[Start of Information provided]

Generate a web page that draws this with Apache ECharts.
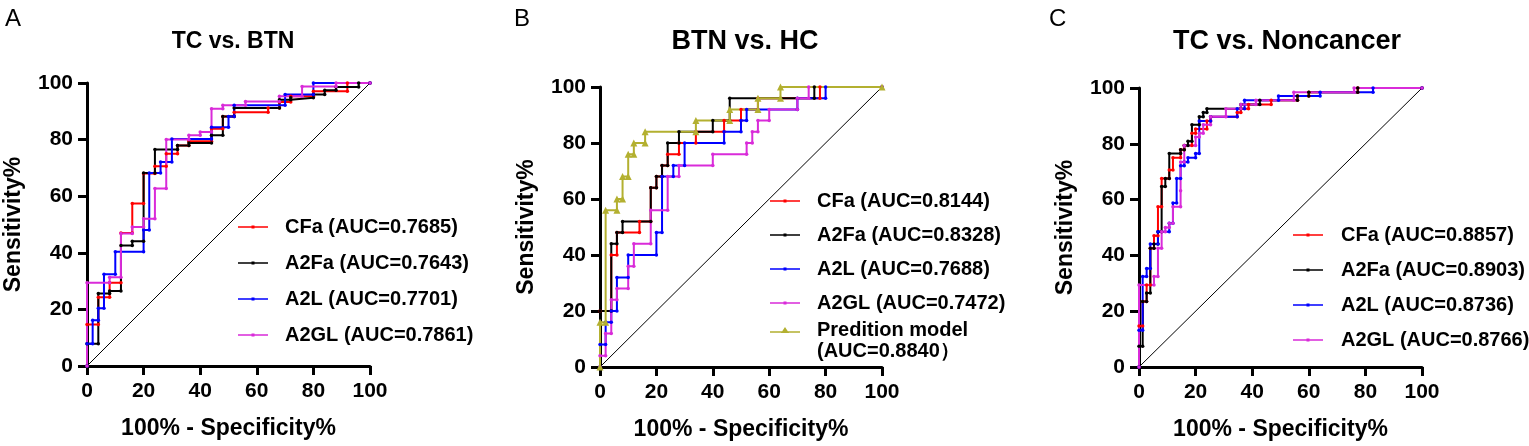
<!DOCTYPE html>
<html>
<head>
<meta charset="utf-8">
<script src="https://cdn.jsdelivr.net/npm/echarts@6/dist/echarts.min.js"></script>
<style>
  html, body { margin: 0; padding: 0; background: #fff; }
  #main { width: 1529px; height: 446px; }
</style>
</head>
<body>
<div id="main"></div>
<script>
// panel titles and letters
var panelTitles = ['TC vs. BTN', 'BTN vs. HC', 'TC vs. Noncancer']
var panelLetters = ['A', 'B', 'C']
var axisTicks = [0, 20, 40, 60, 80, 100]
var xName = '100% - Specificity%'
var yName = 'Sensitivity%'

// legend names per panel
var namesA = ['CFa (AUC=0.7685)', 'A2Fa (AUC=0.7643)', 'A2L (AUC=0.7701)', 'A2GL (AUC=0.7861)']
var namesB = ['CFa (AUC=0.8144)', 'A2Fa (AUC=0.8328)', 'A2L (AUC=0.7688)', 'A2GL (AUC=0.7472)', 'Predition model']
var modelAuc = '(AUC=0.8840）'
var namesC = ['CFa (AUC=0.8857)', 'A2Fa (AUC=0.8903)', 'A2L (AUC=0.8736)', 'A2GL (AUC=0.8766)']

// ROC points [100% - specificity, sensitivity]
// A: TC vs. BTN
var A_CFa = [[0,0],[0,14.7],[4,14.7],[4,24.3],[8,24.3],[8,29.4],[12,29.4],[12,47],[16,47],[16,57.4],[20,57.4],[20,68],[24,68],[24,70.6],[28,70.6],[28,75],[32,75],[32,77.9],[36,77.9],[36,79.4],[44,79.4],[44,83.8],[48,83.8],[48,88.2],[52,88.2],[52,89.7],[64,89.7],[64,91.2],[68,91.2],[68,93.3],[72,93.3],[72,95.3],[80,95.3],[80,97.1],[92,97.1],[92,100],[100,100]]
var A_A2Fa = [[0,0],[0,7.9],[4,7.9],[4,25.6],[8,25.6],[8,26.5],[12,26.5],[12,42.6],[16,42.6],[16,44.1],[20,44.1],[20,68.2],[24,68.2],[24,76.5],[32,76.5],[32,77.9],[36,77.9],[36,78.8],[44,78.8],[44,81.5],[48,81.5],[48,88.2],[52,88.2],[52,91.2],[68,91.2],[68,94.1],[72,94.1],[72,94.8],[80,94.8],[80,95.9],[84,95.9],[84,97.4],[88,97.4],[88,98.6],[96,98.6],[96,100],[100,100]]
var A_A2L = [[0,0],[0,7.9],[2,7.9],[2,16.2],[4,16.2],[4,20.4],[6,20.4],[6,32.4],[10,32.4],[10,40.4],[20,40.4],[20,48.1],[22,48.1],[22,68.2],[26,68.2],[26,72.1],[30,72.1],[30,80.2],[44,80.2],[44,84.4],[50,84.4],[50,88.2],[52,88.2],[52,92.1],[70,92.1],[70,95.9],[80,95.9],[80,100],[100,100]]
var A_A2GL = [[0,0],[0,29.4],[8,29.4],[8,31.4],[12,31.4],[12,46.8],[16,46.8],[16,49.1],[20,49.1],[20,52],[24,52],[24,62.7],[28,62.7],[28,80],[36,80],[36,81.5],[40,81.5],[40,82.7],[44,82.7],[44,90.9],[48,90.9],[48,92.1],[56,92.1],[56,93.5],[68,93.5],[68,95.3],[76,95.3],[76,98.8],[88,98.8],[88,100],[100,100]]

// B: BTN vs. HC
var B_CFa = [[0,0],[0,20],[4,20],[4,40],[6,40],[6,48],[14,48],[14,52],[18,52],[18,64],[20,64],[20,68],[22,68],[22,72],[24,72],[24,76],[28,76],[28,80],[34,80],[34,84],[44,84],[44,88],[50,88],[50,92],[56,92],[56,96],[78,96],[78,100],[100,100]]
var B_A2Fa = [[0,0],[0,20],[4,20],[4,44],[6,44],[6,48],[8,48],[8,52],[18,52],[18,64],[20,64],[20,68],[22,68],[22,72],[24,72],[24,80],[28,80],[28,84],[40,84],[40,88],[46,88],[46,96],[76,96],[76,100],[100,100]]
var B_A2L = [[0,0],[0,8],[2,8],[2,16],[4,16],[4,20],[6,20],[6,32],[10,32],[10,40],[20,40],[20,48],[22,48],[22,68],[26,68],[26,72],[30,72],[30,80],[44,80],[44,84],[50,84],[50,88],[52,88],[52,92],[70,92],[70,96],[80,96],[80,100],[100,100]]
var B_A2GL = [[0,0],[0,4],[2,4],[2,12],[4,12],[4,24],[6,24],[6,28],[10,28],[10,36],[12,36],[12,44],[18,44],[18,56],[24,56],[24,68],[28,68],[28,72],[40,72],[40,76],[52,76],[52,80],[54,80],[54,84],[56,84],[56,88],[60,88],[60,92],[70,92],[70,96],[74,96],[74,100],[100,100]]
var B_Model = [[0,0],[0,16],[2,16],[2,56],[6,56],[6,60],[8,60],[8,68],[10,68],[10,76],[12,76],[12,80],[16,80],[16,84],[34,84],[34,88],[46,88],[46,92],[56,92],[56,96],[64,96],[64,100],[100,100]]

// C: TC vs. Noncancer
var C_CFa = [[0,0],[0,14.7],[1.3,14.7],[1.3,23.5],[2.7,23.5],[2.7,29.4],[4,29.4],[4,42.6],[5.3,42.6],[5.3,47],[6.7,47],[6.7,57.4],[8,57.4],[8,67.6],[10.7,67.6],[10.7,70.6],[12,70.6],[12,75],[14.7,75],[14.7,77.9],[16,77.9],[16,79.4],[18.7,79.4],[18.7,83.8],[20,83.8],[20,85.3],[24,85.3],[24,88.2],[25.3,88.2],[25.3,89.7],[34.7,89.7],[34.7,91.2],[36,91.2],[36,92.6],[38.7,92.6],[38.7,94.1],[46.7,94.1],[46.7,95.6],[56,95.6],[56,97.1],[60,97.1],[60,98.5],[77.3,98.5],[77.3,100],[100,100]]
var C_A2Fa = [[0,0],[0,7.4],[1.3,7.4],[1.3,23.5],[2.7,23.5],[2.7,26.5],[4,26.5],[4,42.6],[5.3,42.6],[5.3,44.1],[6.7,44.1],[6.7,48.5],[8,48.5],[8,64.7],[9.3,64.7],[9.3,67.6],[10.7,67.6],[10.7,76.5],[14.7,76.5],[14.7,77.9],[16,77.9],[16,79.4],[17.3,79.4],[17.3,80.9],[18.7,80.9],[18.7,86.8],[21.3,86.8],[21.3,89.7],[22.7,89.7],[22.7,91.2],[24,91.2],[24,92.6],[36,92.6],[36,94.1],[42.7,94.1],[42.7,95.6],[56,95.6],[56,97.1],[60,97.1],[60,98.5],[77.3,98.5],[77.3,100],[100,100]]
var C_A2L = [[0,0],[0,13.2],[1.3,13.2],[1.3,32.4],[2.7,32.4],[2.7,35.3],[4,35.3],[4,44.1],[6.7,44.1],[6.7,48.5],[10.7,48.5],[10.7,51.5],[12,51.5],[12,58.8],[13.3,58.8],[13.3,67.6],[14.7,67.6],[14.7,72.1],[16,72.1],[16,73.5],[17.3,73.5],[17.3,75],[20,75],[20,76.5],[21.3,76.5],[21.3,88.2],[25.3,88.2],[25.3,89.7],[34.7,89.7],[34.7,92.6],[37.3,92.6],[37.3,95.6],[49.3,95.6],[49.3,97.1],[64,97.1],[64,98.5],[82.7,98.5],[82.7,100],[100,100]]
var C_A2GL = [[0,0],[0,29.4],[5.3,29.4],[5.3,32.4],[6.7,32.4],[6.7,42.6],[8,42.6],[8,48.5],[9.3,48.5],[9.3,50],[10.7,50],[10.7,51.5],[12,51.5],[12,57.4],[14.7,57.4],[14.7,63.2],[14.7,73.5],[16,73.5],[16,79.4],[20,79.4],[20,82.4],[21.3,82.4],[21.3,83.8],[22.7,83.8],[22.7,86.8],[25.3,86.8],[25.3,89.7],[30.7,89.7],[30.7,92.6],[36,92.6],[36,94.1],[41.3,94.1],[41.3,95.6],[54.7,95.6],[54.7,98.5],[76,98.5],[76,100],[100,100]]

var diagonal = [[0,0],[100,100]]

var colors = ['#ff0000', '#000000', '#0000ff', '#d92bd9', '#b3b030']
var FONT = 'Liberation Sans, Arial, sans-serif'
// legend icons: short line with a small marker in the middle
var dotIcon = 'path://M0,3.3H30V4.7H0Z M13.5,2.5H16.5V5.5H13.5Z'
var triIcon = 'path://M0,6.3H30V7.7H0Z M15,2L19,8H11Z'

var chart = echarts.init(document.getElementById('main'))

var grids = [
    { left: 87, top: 83, width: 283, height: 283 },
    { left: 600, top: 87, width: 282, height: 282 },
    { left: 1139, top: 88, width: 283, height: 282 }
]

function makeX(i) {
    return {
        type: 'value', gridIndex: i, min: 0, max: 100, interval: 20,
        name: xName, nameLocation: 'middle', nameGap: 51,
        nameTextStyle: { fontSize: 23, fontWeight: 'bold', color: '#000', fontFamily: FONT },
        axisLine: { lineStyle: { color: '#000', width: 3 } },
        axisTick: { length: 9, lineStyle: { width: 3, color: '#000' } },
        axisLabel: { margin: 15, fontSize: 21, fontWeight: 'bold', color: '#000', fontFamily: FONT,
            formatter: function (v) { return axisTicks.indexOf(v) >= 0 ? String(v) : '' } },
        splitLine: { show: false }
    }
}
function makeY(i) {
    return {
        type: 'value', gridIndex: i, min: 0, max: 100, interval: 20,
        name: yName, nameLocation: 'middle', nameGap: 62,
        nameTextStyle: { fontSize: 23, fontWeight: 'bold', color: '#000', fontFamily: FONT },
        axisLine: { show: true, lineStyle: { color: '#000', width: 3 } },
        axisTick: { show: true, length: 9, lineStyle: { width: 3, color: '#000' } },
        axisLabel: { margin: 14, fontSize: 21, fontWeight: 'bold', color: '#000', fontFamily: FONT },
        splitLine: { show: false }
    }
}

function roc(name, data, idx, color, symbol, size) {
    return {
        name: name, type: 'line', data: data,
        xAxisIndex: idx, yAxisIndex: idx,
        symbol: symbol || 'circle', symbolSize: size || 3.5,
        showSymbol: true, animation: false,
        lineStyle: { color: color, width: 2 },
        itemStyle: { color: color },
        z: 3
    }
}
function diag(idx) {
    return {
        type: 'line', data: diagonal, xAxisIndex: idx, yAxisIndex: idx,
        symbol: 'none', animation: false, silent: true,
        lineStyle: { color: '#000', width: 1 }, z: 2
    }
}

var series = [diag(0), diag(1), diag(2)]
var dataA = [A_CFa, A_A2Fa, A_A2L, A_A2GL]
var dataB = [B_CFa, B_A2Fa, B_A2L, B_A2GL, B_Model]
var dataC = [C_CFa, C_A2Fa, C_A2L, C_A2GL]
dataA.forEach(function (d, k) { series.push(roc(namesA[k], d, 0, colors[k])) })
dataB.forEach(function (d, k) {
    if (k === 4) series.push(roc(namesB[k], d, 1, colors[k], 'triangle', 7))
    else series.push(roc(namesB[k], d, 1, colors[k]))
})
dataC.forEach(function (d, k) { series.push(roc(namesC[k], d, 2, colors[k])) })

function legend(names, left, top, gap, textPad, icon) {
    return {
        data: names.map(function (n) { return { name: n, icon: icon || dotIcon } }),
        orient: 'vertical', left: left, top: top, padding: 0,
        itemWidth: 30, itemHeight: 8, itemGap: gap,
        textStyle: { fontSize: 20, fontWeight: 'bold', color: '#000', fontFamily: FONT,
            lineHeight: 22, padding: [0, 0, 0, textPad] },
        selectedMode: false
    }
}

var titles = []
var titleX = [228, 740, 1282]
var titleSize = [23, 27, 27]
panelTitles.forEach(function (t, i) {
    titles.push({ text: t, left: titleX[i], top: 39 - titleSize[i] * 0.6, textAlign: 'center',
        textStyle: { fontSize: titleSize[i], fontWeight: 'bold', color: '#000', fontFamily: FONT } })
})
var letterX = [0, 509, 1044]
panelLetters.forEach(function (t, i) {
    titles.push({ text: t, left: letterX[i], top: 2,
        textStyle: { fontSize: 24, fontWeight: 'normal', color: '#000', fontFamily: FONT } })
})

chart.setOption({
    backgroundColor: '#fff',
    animation: false,
    title: titles,
    grid: grids,
    xAxis: [makeX(0), makeX(1), makeX(2)],
    yAxis: [makeY(0), makeY(1), makeY(2)],
    legend: [
        legend(namesA, 238, 216, 14, 12),
        legend(namesB.slice(0, 4), 770, 190, 12, 12),
        legend(namesB.slice(4), 770, 319, 12, 12, triIcon),
        legend(namesC, 1293, 224, 13, 13)
    ],
    graphic: [{
        type: 'text', left: 817, top: 341,
        style: { text: modelAuc, fontSize: 20, fontWeight: 'bold', fill: '#000', fontFamily: FONT }
    }],
    series: series
})
</script>
</body>
</html>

[End of Information provided]

• **What you should do**: Quote, please, every line of the material above from its start through the line that has "var namesC = ['CFa", reproducing the words exactly and dropping any images.

• **Finished task**:
Generate a web page that draws this with Apache ECharts.
<!DOCTYPE html>
<html>
<head>
<meta charset="utf-8">
<script src="https://cdn.jsdelivr.net/npm/echarts@6/dist/echarts.min.js"></script>
<style>
  html, body { margin: 0; padding: 0; background: #fff; }
  #main { width: 1529px; height: 446px; }
</style>
</head>
<body>
<div id="main"></div>
<script>
// panel titles and letters
var panelTitles = ['TC vs. BTN', 'BTN vs. HC', 'TC vs. Noncancer']
var panelLetters = ['A', 'B', 'C']
var axisTicks = [0, 20, 40, 60, 80, 100]
var xName = '100% - Specificity%'
var yName = 'Sensitivity%'

// legend names per panel
var namesA = ['CFa (AUC=0.7685)', 'A2Fa (AUC=0.7643)', 'A2L (AUC=0.7701)', 'A2GL (AUC=0.7861)']
var namesB = ['CFa (AUC=0.8144)', 'A2Fa (AUC=0.8328)', 'A2L (AUC=0.7688)', 'A2GL (AUC=0.7472)', 'Predition model']
var modelAuc = '(AUC=0.8840）'
var namesC = ['CFa (AUC=0.8857)', 'A2Fa (AUC=0.8903)', 'A2L (AUC=0.8736)', 'A2GL (AUC=0.8766)']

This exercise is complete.